Confounding is perhaps the most important concept in causal inference from observational data. It occurs when the observed association between treatment and outcome differs from the true causal effect because of the influence of other variables.

Confounding Defined

Confounding occurs when there exists a common cause of both the treatment and the outcome.

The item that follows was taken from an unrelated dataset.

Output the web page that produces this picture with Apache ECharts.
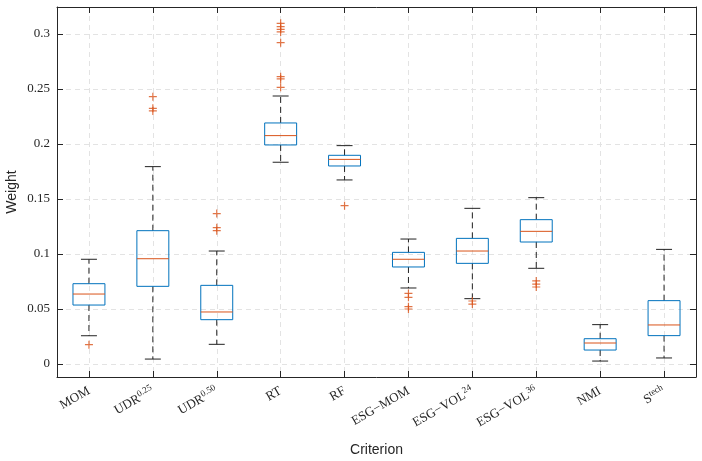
<!DOCTYPE html>
<html>
<head>
<meta charset="utf-8">
<title>Weight by criterion</title>
<script src="https://cdn.jsdelivr.net/npm/echarts@6/dist/echarts.min.js"></script>
<style>
    html, body { margin: 0; padding: 0; background: #fff; }
    #main { width: 702px; height: 461px; }
</style>
</head>
<body>
<div id="main"></div>
<script>
// 类别与箱线图数据
var categories = ['MOM', 'UDR|0.25', 'UDR|0.50', 'RT', 'RF', 'ESG−MOM', 'ESG−VOL|24', 'ESG−VOL|36', 'NMI', 'S|tech'];
var whiskerLow  = [0.0257, 0.0045, 0.0179, 0.1834, 0.1673, 0.0691, 0.0594, 0.0870, 0.0027, 0.0055];
var boxQ1       = [0.0536, 0.0706, 0.0403, 0.1991, 0.1800, 0.0882, 0.0915, 0.1109, 0.0127, 0.0258];
var medians     = [0.0636, 0.0957, 0.0473, 0.2076, 0.1860, 0.0952, 0.1027, 0.1206, 0.0191, 0.0355];
var boxQ3       = [0.0730, 0.1212, 0.0715, 0.2191, 0.1897, 0.1015, 0.1142, 0.1312, 0.0230, 0.0576];
var whiskerHigh = [0.0952, 0.1794, 0.1027, 0.2436, 0.1985, 0.1136, 0.1415, 0.1512, 0.0358, 0.1042];
var outliers = [
    [0.0176],
    [0.2430, 0.2324, 0.2300],
    [0.1367, 0.1239, 0.1212],
    [0.3097, 0.3067, 0.3042, 0.3018, 0.2921, 0.2612, 0.2591, 0.2515],
    [0.1439],
    [0.0642, 0.0606, 0.0521, 0.0500],
    [0.0573, 0.0545],
    [0.0755, 0.0727, 0.0700],
    [],
    []
];
var yMin = -0.0118;
var yMax = 0.3245;

var axisColor = '#262626';
var boxColor = '#0072BD';
var medColor = '#D95319';
var serifFont = 'Liberation Serif';
var sansFont = 'Liberation Sans';

function buildBoxData() {
    var data = [];
    for (var i = 0; i < categories.length; i++) {
        data.push([i, whiskerLow[i], boxQ1[i], medians[i], boxQ3[i], whiskerHigh[i]]);
    }
    return data;
}

function buildOutlierData() {
    var data = [];
    for (var i = 0; i < outliers.length; i++) {
        for (var j = 0; j < outliers[i].length; j++) {
            data.push([i, outliers[i][j]]);
        }
    }
    return data;
}

// x轴标签，带上标
function xLabelFormatter(value) {
    var idx = Math.round(value);
    if (Math.abs(value - idx) > 1e-6 || idx < 0 || idx >= categories.length) {
        return '';
    }
    var parts = categories[idx].split('|');
    if (parts.length > 1) {
        return '{n|' + parts[0] + '}{sup|' + parts[1] + '}';
    }
    return '{n|' + parts[0] + '}';
}

function renderBox(params, api) {
    var x = api.value(0);
    var pLow = api.coord([x, api.value(1)]);
    var pQ1 = api.coord([x, api.value(2)]);
    var pMed = api.coord([x, api.value(3)]);
    var pQ3 = api.coord([x, api.value(4)]);
    var pHigh = api.coord([x, api.value(5)]);
    var w = api.size([0.5, 0])[0];
    var cap = w / 4;
    var cx = pMed[0];
    var dashStyle = { stroke: '#222', lineWidth: 1, lineDash: [6, 4] };
    var capStyle = { stroke: '#222', lineWidth: 1 };
    return {
        type: 'group',
        children: [
            { type: 'line', shape: { x1: cx, y1: pQ3[1], x2: cx, y2: pHigh[1] }, style: dashStyle },
            { type: 'line', shape: { x1: cx, y1: pQ1[1], x2: cx, y2: pLow[1] }, style: dashStyle },
            { type: 'line', shape: { x1: cx - cap, y1: pHigh[1], x2: cx + cap, y2: pHigh[1] }, style: capStyle },
            { type: 'line', shape: { x1: cx - cap, y1: pLow[1], x2: cx + cap, y2: pLow[1] }, style: capStyle },
            { type: 'rect', shape: { x: cx - w / 2, y: pQ3[1], width: w, height: pQ1[1] - pQ3[1] },
                style: { fill: 'none', stroke: boxColor, lineWidth: 1 } },
            { type: 'line', shape: { x1: cx - w / 2, y1: pMed[1], x2: cx + w / 2, y2: pMed[1] },
                style: { stroke: medColor, lineWidth: 1 } }
        ]
    };
}

function initChart() {
    var mainContainer = document.getElementById('main');
    var chart = echarts.init(mainContainer);
    var option = {
        animation: false,
        backgroundColor: '#fff',
        grid: { left: 57, right: 6, top: 7, bottom: 84, containLabel: false, outerBoundsMode: 'none' },
        xAxis: [{
            type: 'value',
            min: -0.5,
            max: 9.5,
            minInterval: 1,
            maxInterval: 1,
            name: 'Criterion',
            nameLocation: 'middle',
            nameGap: 66,
            nameTextStyle: { fontFamily: sansFont, fontSize: 14, color: axisColor },
            axisLine: { show: true, onZero: false, lineStyle: { color: axisColor } },
            axisTick: { show: true, inside: true, length: 6, lineStyle: { color: axisColor } },
            axisLabel: {
                rotate: 30,
                margin: 13,
                showMinLabel: false,
                showMaxLabel: false,
                color: axisColor,
                formatter: xLabelFormatter,
                rich: {
                    n: { fontFamily: serifFont, fontSize: 13, color: axisColor, lineHeight: 16 },
                    sup: { fontFamily: serifFont, fontSize: 9, color: axisColor, lineHeight: 9, verticalAlign: 'top' }
                }
            },
            splitLine: { show: true, lineStyle: { color: '#e3e3e3', type: [5, 4] } }
        }, {
            type: 'value',
            position: 'top',
            min: -0.5,
            max: 9.5,
            minInterval: 1,
            maxInterval: 1,
            axisLine: { show: true, onZero: false, lineStyle: { color: axisColor } },
            axisTick: { show: true, inside: true, length: 6, lineStyle: { color: axisColor } },
            axisLabel: { show: false },
            splitLine: { show: false }
        }],
        yAxis: [{
            type: 'value',
            min: yMin,
            max: yMax,
            name: 'Weight',
            nameLocation: 'middle',
            nameGap: 38,
            nameMoveOverlap: false,
            nameTextStyle: { fontFamily: sansFont, fontSize: 14, color: axisColor },
            axisLine: { show: true, onZero: false, lineStyle: { color: axisColor } },
            axisTick: { show: true, inside: true, length: 6, lineStyle: { color: axisColor } },
            axisLabel: {
                showMinLabel: false,
                showMaxLabel: false,
                margin: 7,
                fontFamily: serifFont,
                fontSize: 13,
                color: axisColor
            },
            splitLine: { show: true, lineStyle: { color: '#e3e3e3', type: [5, 4] } }
        }, {
            type: 'value',
            position: 'right',
            min: yMin,
            max: yMax,
            axisLine: { show: true, onZero: false, lineStyle: { color: axisColor } },
            axisTick: { show: true, inside: true, length: 6, lineStyle: { color: axisColor } },
            axisLabel: { show: false },
            splitLine: { show: false }
        }],
        series: [{
            type: 'custom',
            name: 'box',
            xAxisIndex: 0,
            yAxisIndex: 0,
            renderItem: renderBox,
            encode: { x: 0, y: [1, 2, 3, 4, 5] },
            data: buildBoxData(),
            z: 3
        }, {
            type: 'scatter',
            name: 'outliers',
            xAxisIndex: 0,
            yAxisIndex: 0,
            symbol: 'path://M0,5L10,5M5,0L5,10',
            symbolSize: 8,
            itemStyle: { color: 'none', borderColor: medColor, borderWidth: 1.2 },
            data: buildOutlierData(),
            z: 4
        }]
    };
    chart.setOption(option);
}

initChart();
</script>
</body>
</html>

This common cause creates a non-causal association that mixes with—and potentially overwhelms—the causal effect we wish to estimate.

The Confounding Triangle

The classic graphical representation of confounding shows a variable L that affects both treatment A and outcome Y:

        L (Confounder)
       ↙ ↘
      A   →   Y

In this diagram:

  • L → A: The confounder affects who receives treatment
  • L → Y: The confounder affects the outcome
  • A → Y: The causal effect we want to estimate

The Problem: When we compare outcomes between treated and untreated individuals, we're not just seeing the effect of treatment—we're also seeing the effect of L, which differs between groups.

Why Confounding Matters

Confounding can:

  • Hide true causal effects (make them appear null)
  • Exaggerate small effects (make them appear larger)
  • Reverse the direction of effects (make beneficial treatments appear harmful)

From What If

"Confounding is present when the treated and the untreated are not exchangeable. In other words, the treated would have had a different outcome than the untreated, even if neither had received treatment."